* Set task *
Look through the material below. Copy every line with the string "chart" in it.

--- BEGIN ---

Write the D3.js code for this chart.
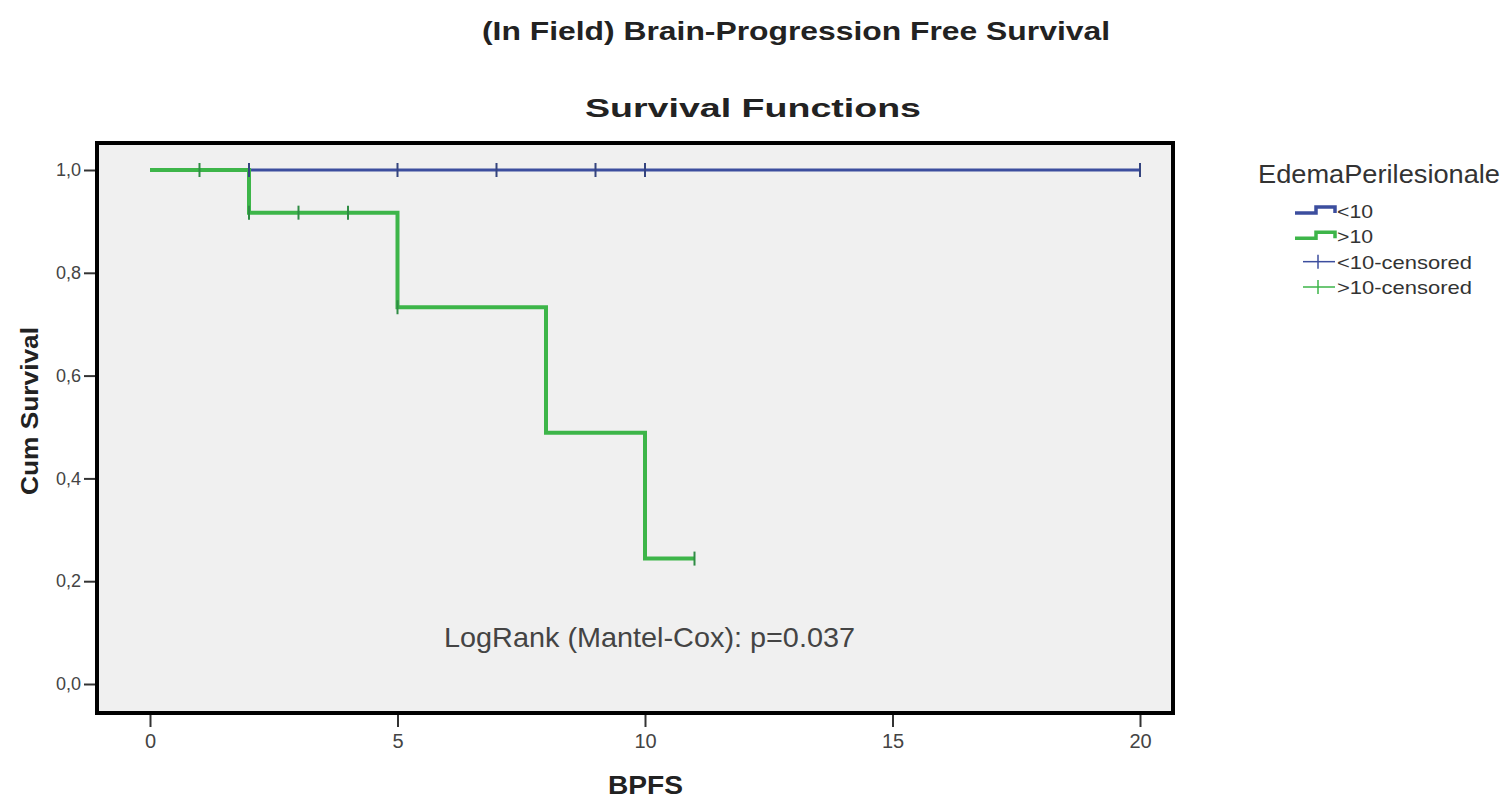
<!DOCTYPE html>
<html>
<head>
<meta charset="utf-8">
<script src="https://cdn.jsdelivr.net/npm/d3@7"></script>
<style>
  body { margin: 0; background: #fff; }
  text { font-family: "Liberation Sans", Arial, sans-serif; }
</style>
</head>
<body>
<svg id="chart"></svg>
<script>
const width = 1506;
const height = 801;

// step curves: [time, survival]
const lowSteps = [[0, 1], [20, 1]];
const highSteps = [[0, 1], [2, 1], [2, 0.917], [5, 0.917], [5, 0.733], [8, 0.733], [8, 0.489], [10, 0.489], [10, 0.244], [11, 0.244]];
// censored points
const lowCensored = [[2, 1], [5, 1], [7, 1], [9, 1], [10, 1], [20, 1]];
const highCensored = [[1, 1], [2, 0.917], [3, 0.917], [4, 0.917], [5, 0.733], [11, 0.244]];

const xTicks = [0, 5, 10, 15, 20];
const yTicks = [0, 0.2, 0.4, 0.6, 0.8, 1.0];
const legendLabels = ["<10", ">10", "<10-censored", ">10-censored"];

const blue = "#3c4e9e";
const green = "#3db549";

const frame = { left: 97, top: 143, right: 1173, bottom: 713 };

const svg = d3.select("#chart").attr("width", width).attr("height", height);

const x = d3.scaleLinear().domain([0, 20]).range([150, 1140]);
const y = d3.scaleLinear().domain([0, 1]).range([684, 170]);

svg.append("rect")
  .attr("x", frame.left)
  .attr("y", frame.top)
  .attr("width", frame.right - frame.left)
  .attr("height", frame.bottom - frame.top)
  .attr("fill", "#f0f0f0")
  .attr("stroke", "#000")
  .attr("stroke-width", 4);

// the source picture is stretched sideways, so text widths are fixed with textLength
function label(xp, yp, str, size, len, bold, color) {
  return svg.append("text")
    .attr("x", xp).attr("y", yp)
    .attr("font-size", size)
    .attr("font-weight", bold ? "bold" : "normal")
    .attr("fill", color || "#222")
    .attr("textLength", len)
    .attr("lengthAdjust", "spacingAndGlyphs")
    .text(str);
}

label(482, 40, "(In Field) Brain-Progression Free Survival", 25, 628, true);
label(585, 117, "Survival Functions", 26, 336, true);

// axes
const xAxis = svg.append("g")
  .attr("transform", `translate(0, ${frame.bottom + 2})`)
  .call(d3.axisBottom(x).tickValues(xTicks).tickSize(12).tickPadding(7));
xAxis.select(".domain").remove();
xAxis.selectAll("line").attr("stroke", "#333").attr("stroke-width", 2);
xAxis.selectAll("text").attr("font-size", 20).attr("fill", "#444")
  .style("font-family", "'Liberation Sans', Arial, sans-serif");

const yAxis = svg.append("g")
  .attr("transform", `translate(${frame.left - 2}, 0)`)
  .call(d3.axisLeft(y).tickValues(yTicks).tickSize(11).tickPadding(3)
    .tickFormat(d => d3.format(".1f")(d).replace(".", ",")));
yAxis.select(".domain").remove();
yAxis.selectAll("line").attr("stroke", "#333").attr("stroke-width", 2);
yAxis.selectAll("text").attr("font-size", 18).attr("fill", "#444")
  .style("font-family", "'Liberation Sans', Arial, sans-serif");

label(0, 0, "Cum Survival", 24, 168, true)
  .attr("transform", "translate(38, 495) rotate(-90)");

label(608, 794, "BPFS", 25, 75, true);

// curves
const line = d3.line().x(d => x(d[0])).y(d => y(d[1]));

svg.append("path")
  .attr("d", line(lowSteps))
  .attr("fill", "none").attr("stroke", blue).attr("stroke-width", 3);

svg.append("path")
  .attr("d", line(highSteps))
  .attr("fill", "none").attr("stroke", green).attr("stroke-width", 4);

function censorMarks(data, color) {
  svg.append("g").selectAll("line")
    .data(data)
    .enter()
    .append("line")
    .attr("x1", d => x(d[0])).attr("x2", d => x(d[0]))
    .attr("y1", d => y(d[1]) - 7).attr("y2", d => y(d[1]) + 7)
    .attr("stroke", color).attr("stroke-width", 2);
}
censorMarks(highCensored, "#2f8c44");
censorMarks(lowCensored, "#34447f");

label(444, 647, "LogRank (Mantel-Cox): p=0.037", 28, 411, false, "#444");

// legend
label(1258, 183, "EdemaPerilesionale", 26, 242, false, "#333");

const legend = svg.append("g").attr("transform", "translate(1295, 0)");
const legendY = d3.scalePoint().domain(legendLabels).range([211, 287]);
const legendColors = [blue, green, blue, green];
const legendWidths = [36, 36, 135, 135];

legendLabels.forEach((lab, i) => {
  const ly = legendY(lab);
  if (i < 2) {
    legend.append("path")
      .attr("d", `M0,${ly + 2} H21 V${ly - 4} H40 V${ly + 2}`)
      .attr("fill", "none").attr("stroke", legendColors[i]).attr("stroke-width", 3.5);
  } else {
    legend.append("line")
      .attr("x1", 8).attr("x2", 40).attr("y1", ly).attr("y2", ly)
      .attr("stroke", legendColors[i]).attr("stroke-width", 1.5);
    legend.append("line")
      .attr("x1", 23).attr("x2", 23).attr("y1", ly - 7).attr("y2", ly + 7)
      .attr("stroke", legendColors[i]).attr("stroke-width", 1.5);
  }
  legend.append("text")
    .attr("x", 42).attr("y", ly + 7)
    .attr("font-size", 19).attr("fill", "#333")
    .attr("textLength", legendWidths[i])
    .attr("lengthAdjust", "spacingAndGlyphs")
    .text(lab);
});
</script>
</body>
</html>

--- END ---

* Expected output *
Write the D3.js code for this chart.
<svg id="chart"></svg>
const svg = d3.select("#chart").attr("width", width).attr("height", height);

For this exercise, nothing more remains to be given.